Est-ce à dire que des questions comme la prévention des risques doivent être exclues de la délibération publique ? Certainement pas. Et ce pour au moins deux raisons. La première, c’est que, rationnelle ou pas, la peur est une forme de souffrance dont les décideurs ne peuvent pas ne pas tenir compte. Le fait que les gens soient guidés par diverses heuristiques et que leurs convictions soient dès lors biaisées, doit évidemment rendre les dirigeants prudents, afin de ne pas allouer indûment des moyens à des causes qui n’en valent pas la peine, aux dépens d’autres priorités, bien réelles quoique moins visibles médiatiquement. Reste que s’ils font la sourde oreille, les gouvernants s’exposent à un retour de bâton qui peut les emporter, la peur des gens se muant alors en colère contre leurs élites, accusées de cécité. Ce qui nous conduit à la deuxième raison, et nous ramène par la même occasion aux analyses de Fukuyama évoquées au début de ce long article. À savoir que la bonne gouvernance est fondée sur trois piliers indissociables : un État fort s’appuyant sur une élite d’administrateurs compétents et dévoués à l’intérêt général ; le respect de l’état de droit ; et enfin une responsabilité des gouvernants devant les gouvernés qu’ils ont pour mission de servir.

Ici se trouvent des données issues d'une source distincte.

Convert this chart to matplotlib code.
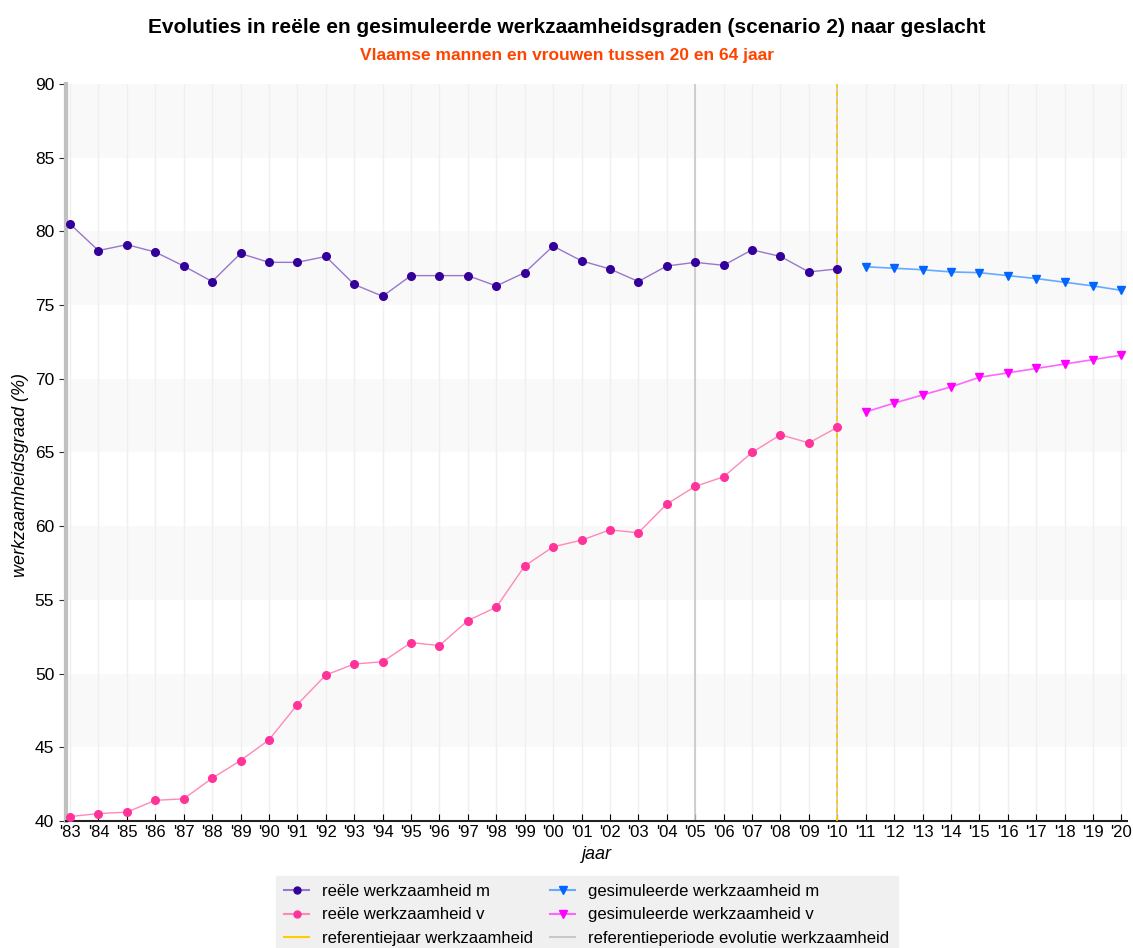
import matplotlib
matplotlib.use("Agg")
import matplotlib.pyplot as plt

plt.rcParams['font.family'] = ['Liberation Sans', 'DejaVu Sans']

# data
jaren_reeel = list(range(1983, 2011))
jaren_sim = list(range(2011, 2021))
reeel_m = [80.5, 78.7, 79.1, 78.6, 77.65, 76.6, 78.5, 77.9, 77.9, 78.3,
           76.4, 75.6, 77.0, 77.0, 77.0, 76.3, 77.2, 79.0, 78.0, 77.45,
           76.6, 77.65, 77.9, 77.7, 78.75, 78.3, 77.25, 77.45]
reeel_v = [40.3, 40.5, 40.6, 41.4, 41.5, 42.9, 44.1, 45.5, 47.9, 49.9,
           50.65, 50.8, 52.1, 51.9, 53.6, 54.5, 57.3, 58.6, 59.05, 59.75,
           59.55, 61.5, 62.7, 63.35, 65.0, 66.2, 65.65, 66.7]
sim_m = [77.6, 77.5, 77.4, 77.25, 77.2, 77.0, 76.8, 76.55, 76.3, 76.0]
sim_v = [67.75, 68.35, 68.9, 69.45, 70.1, 70.4, 70.7, 71.0, 71.3, 71.6]
referentiejaar = 2010
referentieperiode = 2005
tick_jaren = list(range(1983, 2021))
tick_labels = ["'" + str(j)[2:] for j in tick_jaren]

fig = plt.figure(figsize=(11.33, 9.48), dpi=100)
ax = fig.add_axes([0.0583, 0.134, 0.936, 0.7774])

# alternating bands
for lo in range(45, 90, 10):
    ax.axhspan(lo, lo + 5, color="#f9f9f9", zorder=0, lw=0)
for j in tick_jaren:
    ax.axvline(j, color="#efefef", lw=1, zorder=1)

ax.axvline(referentieperiode, color="#c8c8c8", lw=1.2, zorder=2)
ax.axvline(referentiejaar, color="#c8c8c8", lw=1.2, zorder=2)
ax.axvline(referentiejaar, color="#ffcc00", lw=1.2, ls=(0, (3, 2)), zorder=3)

ax.plot(jaren_reeel, reeel_m, color="#9977cc", lw=1, zorder=4)
ax.plot(jaren_reeel, reeel_m, ls="none", marker="o", ms=5.5, color="#330099", zorder=5)
ax.plot(jaren_reeel, reeel_v, color="#ff88bb", lw=1, zorder=4)
ax.plot(jaren_reeel, reeel_v, ls="none", marker="o", ms=5.5, color="#ff3399", zorder=5)
ax.plot(jaren_sim, sim_m, color="#66aaff", lw=1.2, zorder=4)
ax.plot(jaren_sim, sim_m, ls="none", marker="v", ms=6, color="#0066ff", zorder=5)
ax.plot(jaren_sim, sim_v, color="#ff66ff", lw=1.2, zorder=4)
ax.plot(jaren_sim, sim_v, ls="none", marker="v", ms=6, color="#ff00ff", zorder=5)

ax.set_xlim(1982.86, 2020.18)
ax.set_ylim(40, 90)
ax.set_xticks(tick_jaren)
ax.set_xticklabels(tick_labels, fontsize=12)
ax.set_yticks(range(40, 91, 5))
ax.tick_params(axis="y", labelsize=12.5, length=5, direction="out", color="#333333")
ax.tick_params(axis="x", length=5, direction="in", pad=3)

for s in ["top", "right"]:
    ax.spines[s].set_visible(False)
ax.spines["left"].set_color("#c0c0c0")
ax.spines["left"].set_linewidth(3)
ax.spines["bottom"].set_color("#222222")
ax.spines["bottom"].set_linewidth(1.5)

ax.set_xlabel("jaar", fontsize=13, style="italic", labelpad=4)
ax.set_ylabel("werkzaamheidsgraad (%)", fontsize=13, style="italic")
ax.yaxis.set_label_coords(-0.035, 0.47)

fig.text(0.5, 0.971, "Evoluties in reële en gesimuleerde werkzaamheidsgraden (scenario 2) naar geslacht",
         ha="center", va="center", fontsize=15, fontweight="bold")
fig.text(0.5, 0.941, "Vlaamse mannen en vrouwen tussen 20 en 64 jaar",
         ha="center", va="center", fontsize=12.5, fontweight="bold", color="#ff4400")

# legend
h1, = ax.plot([], [], color="#9977cc", marker="o", mfc="#330099", mec="#330099", ms=5)
h2, = ax.plot([], [], color="#ff88bb", marker="o", mfc="#ff3399", mec="#ff3399", ms=5)
h3, = ax.plot([], [], color="#ffcc00", lw=1.5)
h4, = ax.plot([], [], color="#66aaff", marker="v", mfc="#0066ff", mec="#0066ff", ms=6)
h5, = ax.plot([], [], color="#ff66ff", marker="v", mfc="#ff00ff", mec="#ff00ff", ms=6)
h6, = ax.plot([], [], color="#c8c8c8", lw=1.5)
leg = fig.legend([h1, h2, h3, h4, h5, h6],
                 ["reële werkzaamheid m", "reële werkzaamheid v", "referentiejaar werkzaamheid",
                  "gesimuleerde werkzaamheid m", "gesimuleerde werkzaamheid v",
                  "referentieperiode evolutie werkzaamheid"],
                 ncol=2, loc="upper center", bbox_to_anchor=(0.518, 0.085),
                 fontsize=12, frameon=True, fancybox=False, handlelength=1.5,
                 columnspacing=1.0, labelspacing=0.5, borderpad=0.5)
leg.get_frame().set_facecolor("#f0f0f0")
leg.get_frame().set_edgecolor("#f0f0f0")
leg.get_frame().set_alpha(1)

fig.savefig("out.png", dpi=100)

Rêver la gouvernance comme une simple « administration des choses » (pour paraphraser Saint-Simon) par une élite éclairée revient à oublier le troisième de ces piliers. C’est dès lors s’exposer tôt ou tard au risque d’un cauchemar populiste surfant sur les peurs auxquelles aucune réponse n’a été apportée.

Telle est certainement la grande leçon que notre Président devrait tirer des événements récents.   

 

[1] Voir Simon Nora, « Servir l’État », Le Débat, n° 40, mai-septembre 1986.


[2] Timur Kuran et Cass R. Sunstein, « Availability Cascades and Risk Regulation », Stanford Law Review, 51, 1999.